= Lucila Villaseñor Grijalva =

American muralist

Lucila Villaseñor Grijalva is a Chicana muralist who was born in Los Angeles, California. Her art style is inspired by graffiti art.

== Background ==
Lucila Villaseñor Grijalva was born in Los Angeles, California. She was in a Mexican Catholic household in the Maravilla Housing Projects neighborhood. In 1953, after graduating from Sacred Heart High School in Lincoln Heights, she started a year-long art apprenticeship with Fred Giglioli, an Italian American artist. In 1961, se earned an associate degree from East Los Angeles City College. She attended the Otis Art Institute with other prominent Chicanx artists such as Carlos Almaraz and Judithe Hernandez. Eventually, she earned a bachelor's degree from California State University, Fullerton. Throughout her academic education pursuits, Villaseñor Grijalva was married and raising a family. At first, she studied art, then decided to pursue art education and eventually, she decided to be a social worker and a public artist.

== Art ==
Villaseñor Grijalva's art work is inspired by the gang-affiliated imagery in urban graffiti art, showing the connection between muralism and graffiti. In particular, placas, which are textual works or tags aiming to code name individuals or groups or neighborhood affiliations. She became interested in the graffiti art of Little Valley, an East Los Angeles gang, and asked permission to attend their meetings to gain more insight into the art practice and authenticate her own interpretation. Though she initially perceived placas as  “terrible” and “destructive,” her personal research focused on understanding this element as an immortalizing practice. She was interested in the way this stylistic element honored Chicanx people's desire to be immortalized. Her work with this style has been compared to that of Willie Herrón and Chaz Bojorquez, who are both well-known Chicano muralists that popularized “cholo-style” graffiti art.
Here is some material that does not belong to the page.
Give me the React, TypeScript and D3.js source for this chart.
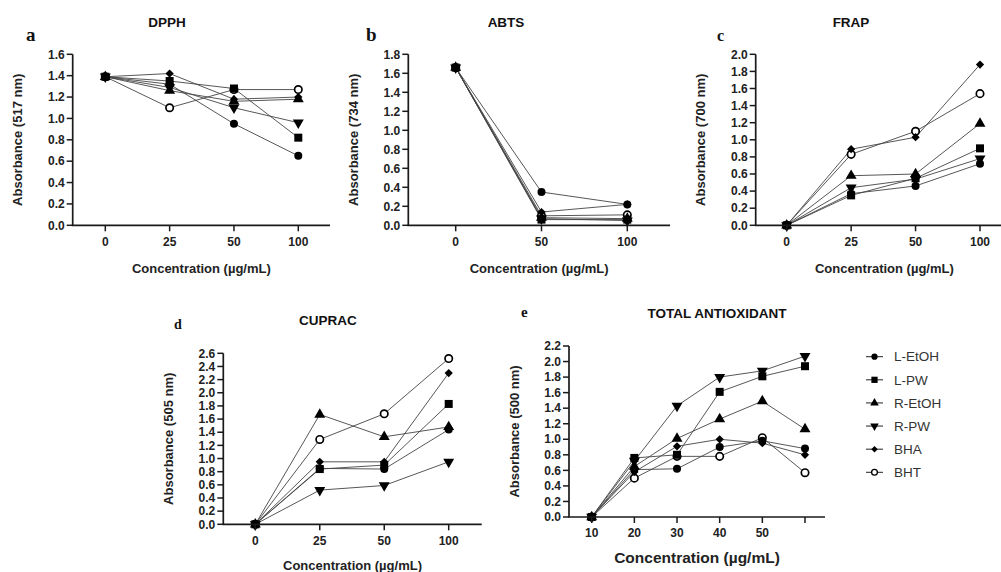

Villaseñor Grijalva's artistic career is notably associated with her work at the Mechicano Art Center, which was one of the first Chicanx art collectives in Los Angeles. She worked at the East Los Angeles location and continued when the center moved to Highland Park in 1975. She held her own solo exhibition in 1976. During this time, she collaborated with many popular Chicana artists, including Isabel M. Castro, Sonya Fe, Judithe Hernández, and Susan Saenz. While working with the center, she participated in a bus bench art contest in 1972, and won one second place alongside Ray Atilano. The goal of the project was to beautify the community and required the participating artists to create designs for the fronts and backs of various bus benches along major bus route streets. Grijalva also painted one of the wall panels of the center, which demonstrated her graffiti-inspired artistic style.
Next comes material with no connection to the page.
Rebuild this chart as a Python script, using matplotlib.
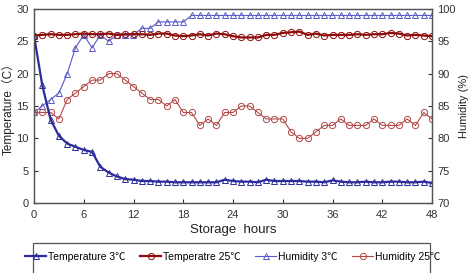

Besides working with the Mechicano Art Center, she also painted a mural for La Casa de la Esperanza, which showcased her incorporation of placas. She got this opportunity after collaborating with Little Valley, therefore dedicated the mural to acknowledging the prevalence of violence in the L.A. projects. Many years after the center closed, she participated as a public artist in L.A. Xicano, a group of five exhibitions that highlighted the work and impact of Los Angeles visual artists of Mexican-descent. Specifically, Villaseñor Grijalva showed her work at the exhibition entitled Mapping Another L.A.:The Chicano Art Movement, which was held at the Fowler Museum in UCLA from October 2011 to February 2012. The exhibition sought to highlight how different Chicanx art groups from the 1960s and 1970s reimagined the landscape and culture of Los Angeles, especially its intersection of Mexican, Chicanx, and American culture. This project was a part of an even bigger institutional collaboration entitled Pacific Standard Time: Art in L.A. 1945-1980, which was initiated by the J. Paul Getty Museum and illuminated the interconnection between groups and people that helped form the current state of L.A. art. Overall, she was interested in promoting a sense of community through her public art.